== INFORMATION SHOWN ==
-*-*-

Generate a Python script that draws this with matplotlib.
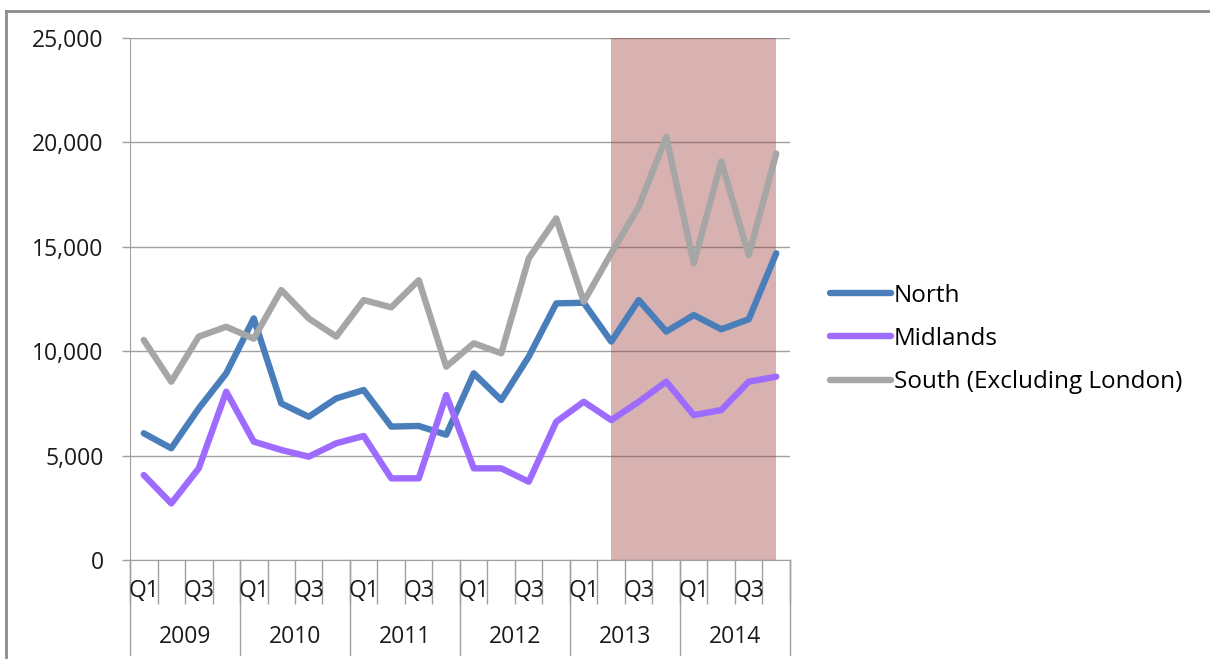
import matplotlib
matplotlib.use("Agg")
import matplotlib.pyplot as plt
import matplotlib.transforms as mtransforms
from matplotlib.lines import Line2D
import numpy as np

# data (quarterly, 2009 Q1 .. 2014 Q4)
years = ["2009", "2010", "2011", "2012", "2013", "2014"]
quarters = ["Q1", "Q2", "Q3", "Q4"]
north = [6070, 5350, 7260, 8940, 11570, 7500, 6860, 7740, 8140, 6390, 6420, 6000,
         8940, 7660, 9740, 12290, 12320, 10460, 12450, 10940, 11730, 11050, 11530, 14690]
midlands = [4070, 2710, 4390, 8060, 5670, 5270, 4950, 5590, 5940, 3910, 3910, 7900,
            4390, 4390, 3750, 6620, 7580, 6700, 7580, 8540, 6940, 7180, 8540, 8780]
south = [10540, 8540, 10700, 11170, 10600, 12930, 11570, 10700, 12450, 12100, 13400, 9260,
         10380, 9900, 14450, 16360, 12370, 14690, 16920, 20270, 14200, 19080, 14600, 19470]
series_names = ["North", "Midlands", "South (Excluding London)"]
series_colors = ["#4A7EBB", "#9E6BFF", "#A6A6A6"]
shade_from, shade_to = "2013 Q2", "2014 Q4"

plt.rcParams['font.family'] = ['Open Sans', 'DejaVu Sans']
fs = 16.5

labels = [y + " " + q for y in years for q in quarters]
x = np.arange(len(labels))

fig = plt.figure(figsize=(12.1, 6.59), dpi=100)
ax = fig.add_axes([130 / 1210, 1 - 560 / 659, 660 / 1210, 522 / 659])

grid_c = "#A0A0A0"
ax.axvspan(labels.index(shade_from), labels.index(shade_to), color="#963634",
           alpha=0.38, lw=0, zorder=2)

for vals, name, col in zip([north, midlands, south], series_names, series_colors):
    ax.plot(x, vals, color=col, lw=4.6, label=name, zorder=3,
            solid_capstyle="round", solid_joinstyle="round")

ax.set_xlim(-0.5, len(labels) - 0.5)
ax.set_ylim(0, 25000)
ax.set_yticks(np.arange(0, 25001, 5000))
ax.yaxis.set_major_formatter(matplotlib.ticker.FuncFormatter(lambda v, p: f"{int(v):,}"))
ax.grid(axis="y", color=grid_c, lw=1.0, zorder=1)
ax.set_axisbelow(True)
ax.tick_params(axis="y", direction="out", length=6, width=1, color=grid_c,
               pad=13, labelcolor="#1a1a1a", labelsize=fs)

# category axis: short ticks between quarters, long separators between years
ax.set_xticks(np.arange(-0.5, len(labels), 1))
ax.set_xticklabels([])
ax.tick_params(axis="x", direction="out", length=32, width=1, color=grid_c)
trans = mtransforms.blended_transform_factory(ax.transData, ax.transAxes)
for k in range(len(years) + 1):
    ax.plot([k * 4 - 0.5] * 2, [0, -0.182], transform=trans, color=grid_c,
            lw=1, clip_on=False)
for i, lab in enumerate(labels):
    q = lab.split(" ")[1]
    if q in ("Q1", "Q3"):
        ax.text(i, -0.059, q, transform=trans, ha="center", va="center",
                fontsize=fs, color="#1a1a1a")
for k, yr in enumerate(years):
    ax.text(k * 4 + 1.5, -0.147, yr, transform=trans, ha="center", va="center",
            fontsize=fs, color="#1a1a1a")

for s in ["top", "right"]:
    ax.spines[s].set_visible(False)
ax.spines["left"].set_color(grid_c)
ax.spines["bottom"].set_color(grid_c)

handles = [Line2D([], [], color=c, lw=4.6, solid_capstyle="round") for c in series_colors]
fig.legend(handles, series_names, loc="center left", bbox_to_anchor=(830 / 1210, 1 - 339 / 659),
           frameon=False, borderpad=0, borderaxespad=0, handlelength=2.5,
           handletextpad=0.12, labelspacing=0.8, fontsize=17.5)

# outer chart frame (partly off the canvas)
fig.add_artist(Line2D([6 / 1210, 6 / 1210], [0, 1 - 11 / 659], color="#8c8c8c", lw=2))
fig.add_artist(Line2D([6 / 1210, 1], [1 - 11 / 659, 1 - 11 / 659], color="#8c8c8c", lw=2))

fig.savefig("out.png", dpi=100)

-*-*-

== GIVEN REQUEST ==
Only the lines from the start of the material through the line containing "import numpy as np" should be transcribed. Pictures stay out.

== RESULT OF THIS EXERCISE ==
Generate a Python script that draws this with matplotlib.
import matplotlib
matplotlib.use("Agg")
import matplotlib.pyplot as plt
import matplotlib.transforms as mtransforms
from matplotlib.lines import Line2D
import numpy as np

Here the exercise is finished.